For convenience of generating plots, result data from benchmarking runs is stores as a serialized Julia data structure. The details of that data structure are provided here. Results themselves can be found in either $AUTOTM_HOME/experiments/Benchmarker/data/cpu or $AUTOTM_HOME/experiments/Benchmarker/data/gpu.

The top level struct is a Julia NamedTuple with the following fields

io_size: The size in bytes of a network's input and output tensors.
default_alloc_size: The number of bytes required by ngraph to run the graph natively.
gpu_managed_runtime: The runtime of a network when using cudaMallocManaged (only applies to networks run on the GPU)
runs: A vector containing result data for all benchmark runs for this particular workload. The item that varies between runs is the amount of DRAM allowed. The elements of this vector are of type Dict{Symbol, Any}.

CPU

For CPU workloads, the metrics recorded in the runs dictionaries are

:creation_times: Time spent creating the ILP formulation. This is a vector which may have multiple elements if the ILP was run multiple times due to defragmentation.
:optimization_times: Time spent solving the ILP. Like creation_times, this may have multiple entries.
:predicted_runtime: Runtime predicted by the ILP
:dram_limit: The DRAM limit passed to the optimizer.
:tensor_size_map: A dictionary mapping intermediate tensor names to their size in bytes.
:config_map: A dictionary mapping ngraph nodes to their input and output configuration.
:ratio: The ratio of PMM to DRAM.
:num_move_nodes: The number of move nodes emitted.
:num_pmem_move_nodes: The number of move nodes moving data from DRAM to PMM.
:num_dram_move_nodes: The nubmer of move nodes moving data from PMM to DRAM.
:bytes_moved: The total amount of data in bytes moved between memory pools.
:bytes_moved_pmem: The number of bytes moved from DRAM to PMM.
:bytes_moved_dram: The number of bytes moved from PMM to DRAM.
:num_async_move_nodes: The number of asynchronous move nodes generated.
:num_pmem_async_move_nodes: The number of asynchronous move nodes from DRAM to PMM.
:num_dram_async_move_nodes: The number of asynchronous move nodes from PMM to DRAM.
:bytes_async_moved: The total amount of data in bytes moved asynchronously.
:bytes_async_moved_pmem: The amount of data in bytes moved asynchronously from DRAM to PMM.
:bytes_async_moved_dram: The amount of data in bytes moved asynchronously from PMM to DRAM.
:num_kernels: The number of ngraph nodes in the computation graph.
:num_input_tensors: The total number of kernel inputs in the computation graph.
:num_output_tensors: The total number of kernel outputs in the computation graph.
:num_dram_input_tensors: The number of kernel inputs that are in DRAM.
:num_dram_output_tensors: The number of kernel outputs that are in DRAM.
:bytes_input_tensors: The total size of all kernel inputs.
:bytes_output_tensors: The total size of all kernel outputs.
:bytes_dram_input_tensors: The total size of all kernel inputs that are in DRAM.
:bytes_dram_output_tensors: The total size of all kernel outputs that are in DRAM.
:dram_alloc_size: The actual allocation size made by ngraph for DRAM.
:pmem_alloc_size: The actual size of the PMM pool allocated by ngraph.
:move_time: Estimate of time spent moving data. Estimated based on the number of move nodes and the expected time for each move node.
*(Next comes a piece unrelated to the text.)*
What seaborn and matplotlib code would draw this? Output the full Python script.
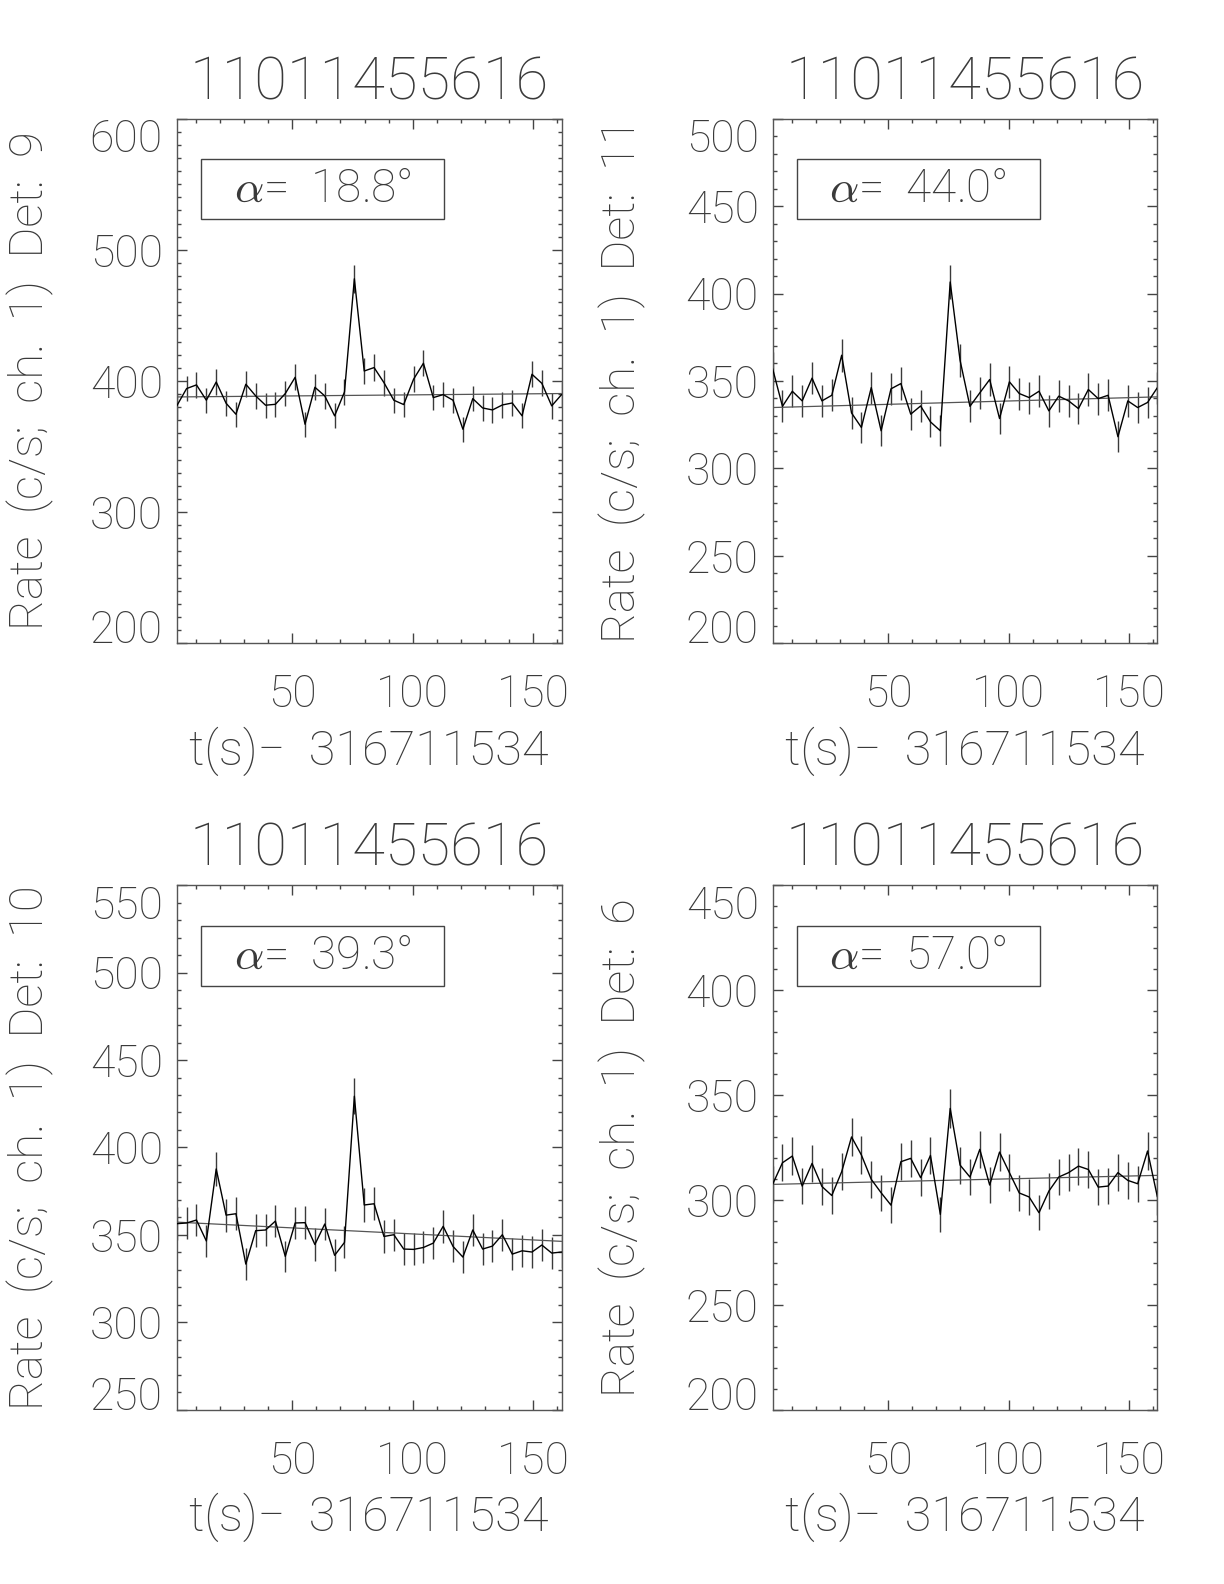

If the workload was run, the following fields will also be included

:actual_runtime: The actual measured runtime of the workload.
:kernel_times: A dictionary mapping kernel names to their actual runtime.

GPU

The entries in the GPU dictionary are largely the same. In the case of the GPU, the term pmem refers to host DRAM and dram refers to device DRAM. Additionally, the GPU data has the following entry:

:oracle_time: Predicted fastest runtime if all kernels with selectable implementations used their fastest implementation.